Life happens in the midst of realizing our dreams.

God gave me this dream. In some ways I had absolutely no idea how much work or how long it would take to get to this point. It definitely did NOT look the way I had envisioned it looking. I didn’t know I would stay in Omaha this long, or even find a church family and job to help me through grad school. I had no idea that I would get married towards the end (I thought it would be way sooner… and then thought maybe way later).

Nonetheless, I persisted, and God carried me through. Through heartache, numerous jobs, friends, living arrangements, and travels. Through doubt, wanting to have some kind of quick fix, or to stop accumulating school bills. I’m naturally an achiever, but this was a long term achievement, one that will even now extends long past graduation. I wanted to achieve things NOW– in the workplace or finances or family – yet everyone else around me had already begun living their focus. Mine was still a little farther off.
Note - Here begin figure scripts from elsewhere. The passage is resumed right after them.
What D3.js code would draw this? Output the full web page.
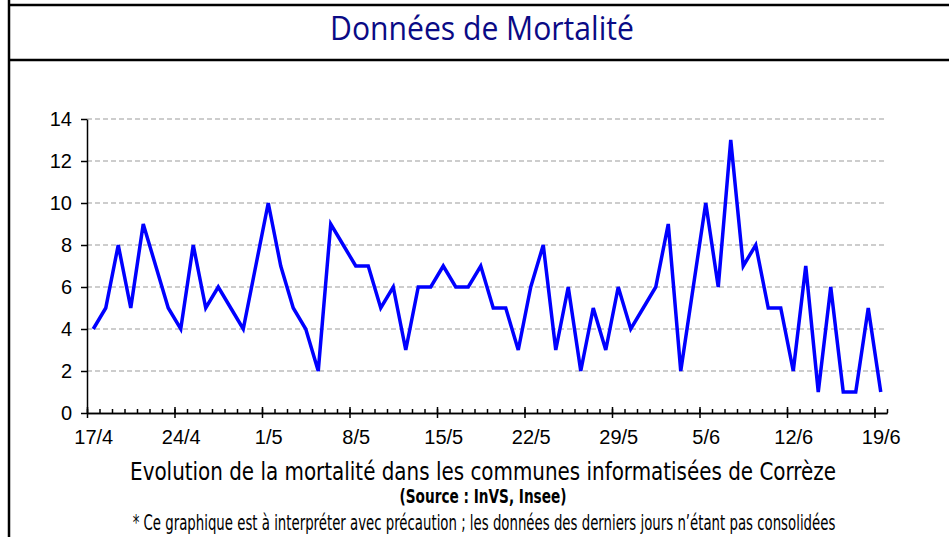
<!DOCTYPE html>
<html>
<head>
<meta charset="utf-8">
<script src="https://cdn.jsdelivr.net/npm/d3@7"></script>
<style type="text/css">
body { margin: 0; background: #fff; }
.frame { stroke: #000; stroke-width: 2.5; }
.grid line { stroke: #bdbdbd; stroke-width: 1.5; stroke-dasharray: 5,3; }
.axis path, .axis line { stroke: #000; stroke-width: 1.5; }
.line { fill: none; stroke: #0000ff; stroke-width: 3.5; stroke-linejoin: miter; }
.narrow { font-family: "Liberation Sans Narrow", "DejaVu Sans Condensed", sans-serif; fill: #000; }
</style>
</head>
<body>
<div id="chart"></div>
<script>

// daily deaths, from 17/4 to 19/6
var startDay = new Date(2020, 3, 17);
var deaths = [4,5,8,5,9,7,5,4,8,5,6,5,4,7,10,7,5,4,2,9,
              8,7,7,5,6,3,6,6,7,6,6,7,5,5,3,6,8,3,6,2,
              5,3,6,4,5,6,9,2,6,10,6,13,7,8,5,5,2,7,1,6,1,1,5,1];
var days = deaths.map(function(d, i) { return d3.timeDay.offset(startDay, i); });

// labelled ticks on the x axis
var tickLabels = ["17/4","24/4","1/5","8/5","15/5","22/5","29/5","5/6","12/6","19/6"];
var tickDays = tickLabels.map(function(t) {
	var p = t.split("/");
	return new Date(2020, +p[1] - 1, +p[0]);
});
var yTicks = [0, 2, 4, 6, 8, 10, 12, 14];

var width = 949, height = 537;
var margin = {top: 119, left: 87, bottom: 413, right: 887};

var svg = d3.select("#chart").append("svg")
	.attr("width", width)
	.attr("height", height);

// squeeze a text horizontally to the wanted width, centred on cx
function fitText(t, cx, cy, w) {
	var natural = t.node().getComputedTextLength();
	t.attr("x", 0).attr("y", 0)
	 .attr("transform", "translate(" + cx + "," + cy + ") scale(" + (w / natural) + ",1)");
}

// frame
svg.append("line").attr("class", "frame").attr("x1", 9).attr("x2", 9).attr("y1", 0).attr("y2", height);
svg.append("line").attr("class", "frame").attr("x1", 8).attr("x2", width).attr("y1", 5).attr("y2", 5);
svg.append("line").attr("class", "frame").attr("x1", 8).attr("x2", width).attr("y1", 60).attr("y2", 60);

var title = svg.append("text")
	.attr("text-anchor", "middle")
	.style("font-family", "'Open Sans', 'Noto Sans', sans-serif")
	.style("font-size", "32px")
	.style("fill", "#0a0a85")
	.text("Données de Mortalité");
fitText(title, 482, 40, 304);

var x = d3.scaleTime()
	.domain([startDay, d3.timeDay.offset(startDay, 64)])
	.range([margin.left, margin.right]);
var y = d3.scaleLinear()
	.domain([0, 14])
	.range([margin.bottom, margin.top]);
var half = (x(d3.timeDay.offset(startDay, 1)) - x(startDay)) / 2;

// grid lines
svg.append("g").attr("class", "grid")
	.selectAll("line").data(yTicks.slice(1)).enter().append("line")
	.attr("x1", margin.left).attr("x2", margin.right)
	.attr("y1", function(d) { return y(d); })
	.attr("y2", function(d) { return y(d); });

// y axis
svg.append("g").attr("class", "axis")
	.attr("transform", "translate(" + margin.left + ",0)")
	.call(d3.axisLeft(y).tickValues(yTicks).tickSize(6).tickSizeOuter(0).tickPadding(9))
	.selectAll("text").attr("font-family", "'Liberation Sans', Arial, sans-serif").attr("font-size", 20);

// minor x ticks, one per day
svg.append("g").attr("class", "axis")
	.attr("transform", "translate(0," + margin.bottom + ")")
	.call(d3.axisBottom(x).ticks(d3.timeDay.every(1)).tickSize(-4).tickSizeOuter(0).tickFormat(""));

// major x ticks and labels
var xAxis = svg.append("g").attr("class", "axis")
	.attr("transform", "translate(0," + margin.bottom + ")")
	.call(d3.axisBottom(x).tickValues(tickDays).tickSize(5).tickSizeOuter(0).tickPadding(12)
		.tickFormat(function(d, i) { return tickLabels[i]; }));
xAxis.selectAll(".tick line").attr("y1", -6);
xAxis.selectAll(".tick text")
	.attr("dx", half)
	.attr("font-family", "'Liberation Sans', Arial, sans-serif")
	.attr("font-size", 20);

// line
svg.append("path")
	.datum(deaths)
	.attr("class", "line")
	.attr("d", d3.line()
		.x(function(d, i) { return x(days[i]) + half; })
		.y(function(d) { return y(d); }));

// captions
var sub = svg.append("text").attr("class", "narrow")
	.attr("text-anchor", "middle")
	.style("font-size", "25px")
	.text("Evolution de la mortalité dans les communes informatisées de Corrèze");
fitText(sub, 483, 480, 706);

var src = svg.append("text").attr("class", "narrow")
	.attr("text-anchor", "middle")
	.style("font-size", "20px").style("font-weight", "bold")
	.text("(Source : InVS, Insee)");
fitText(src, 483, 503, 167);

var note = svg.append("text").attr("class", "narrow")
	.attr("text-anchor", "middle")
	.style("font-size", "21px")
	.text("* Ce graphique est à interpréter avec précaution ; les données des derniers jours n’étant pas consolidées");
fitText(note, 484, 530, 703);

</script>
</body>
</html>
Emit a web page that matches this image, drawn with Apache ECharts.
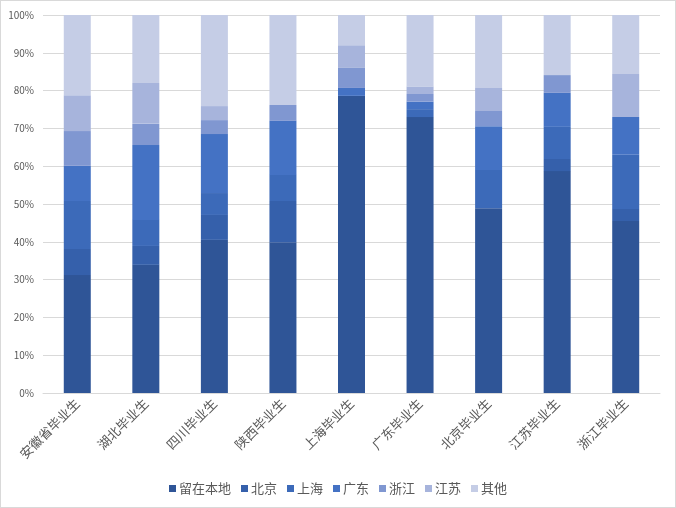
<!DOCTYPE html>
<html>
<head>
<meta charset="utf-8">
<script src="https://cdn.jsdelivr.net/npm/echarts@6/dist/echarts.min.js"></script>
<style>
html,body{margin:0;padding:0;background:#fff;}
#wrap{position:absolute;left:0;top:0;width:674px;height:506px;border:1px solid #d9d9d9;}
#c{width:676px;height:508px;position:absolute;left:0;top:0;}
</style>
</head>
<body>
<div id="wrap"></div>
<div id="c"></div>
<script>
const categories = ['安徽省毕业生','湖北毕业生','四川毕业生','陕西毕业生','上海毕业生','广东毕业生','北京毕业生','江苏毕业生','浙江毕业生'];
const seriesNames = ['留在本地','北京','上海','广东','浙江','江苏','其他'];
const stayLocal = [31.2, 33.9, 40.5, 39.9, 78.6, 73.0, 48.9, 58.7, 45.5];
const beijing   = [6.9, 5.0, 6.6, 10.9, 0, 0, 0, 3.2, 3.2];
const shanghai  = [12.7, 6.9, 5.8, 6.9, 0, 2.1, 10.1, 8.5, 14.3];
const guangdong = [9.3, 19.8, 15.6, 14.3, 2.1, 2.0, 11.6, 9.0, 10.0];
const zhejiang  = [9.2, 5.6, 3.7, 4.2, 5.3, 2.0, 4.0, 4.7, 0];
const jiangsu   = [9.5, 10.8, 3.7, 0, 6.0, 2.0, 6.1, 0, 11.4];
const others    = [21.2, 18.0, 24.1, 23.8, 8.0, 19.0, 19.3, 15.9, 15.6];
const yTicks = [0,10,20,30,40,50,60,70,80,90,100];

const values = [stayLocal, beijing, shanghai, guangdong, zhejiang, jiangsu, others];
const colors = ['#2F5597','#3560AB','#3C6AB9','#4472C4','#8097D1','#A7B4DC','#C5CDE6'];
const font = '"Noto Sans CJK SC", "Noto Sans", sans-serif';

const chart = echarts.init(document.getElementById('c'));
chart.setOption({
  animation: false,
  textStyle: {fontFamily: font},
  grid: {left: 43, right: 16, top: 15, bottom: 115, containLabel: false},
  legend: {
    bottom: 8, left: 'center',
    icon: 'rect', itemWidth: 7, itemHeight: 7, itemGap: 10,
    textStyle: {fontSize: 13, color: '#595959', fontFamily: font, padding: [0,0,0,-2]},
    data: seriesNames
  },
  xAxis: {
    type: 'category', data: categories,
    axisLine: {lineStyle: {color: '#d9d9d9'}},
    axisTick: {show: false},
    axisLabel: {rotate: 45, fontSize: 13, color: '#595959', margin: 8, interval: 0, fontFamily: font}
  },
  yAxis: {
    type: 'value', min: yTicks[0], max: yTicks[yTicks.length-1], interval: 10,
    axisLine: {show: false}, axisTick: {show: false},
    splitLine: {lineStyle: {color: '#d9d9d9'}},
    axisLabel: {formatter: '{value}%', fontSize: 10, color: '#595959', margin: 9, fontFamily: font}
  },
  series: seriesNames.map((n, i) => ({
    name: n, type: 'bar', stack: 'total', data: values[i],
    barWidth: 27,
    itemStyle: {color: colors[i]}
  }))
});
</script>
</body>
</html>
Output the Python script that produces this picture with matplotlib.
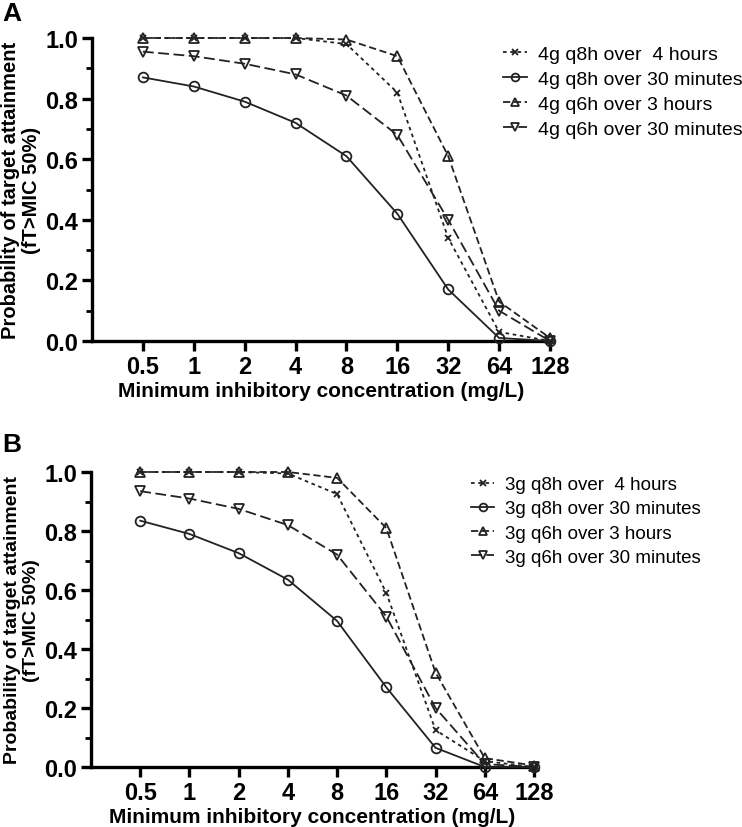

I’ve heard it said that “comparison is the thief of joy.” (Theadore Roosevelt), and at times, I let those comparisons steal my joy. When I was up late doing homework, seeing other friends or acquaintances going out. I was working hard and paying school bills on top of regular life expenses, when others were working towards buying houses or new cars.

Your season may not be the same as another’s, and your calling is absolutely unique to you and who God has created you to be.

Do you have a long term dream or goal?

Has something been placed within you long ago that is slowly coming to fruition?

What are the baby steps you need to take to get there? How can you EMBRACE CALLING in your life today?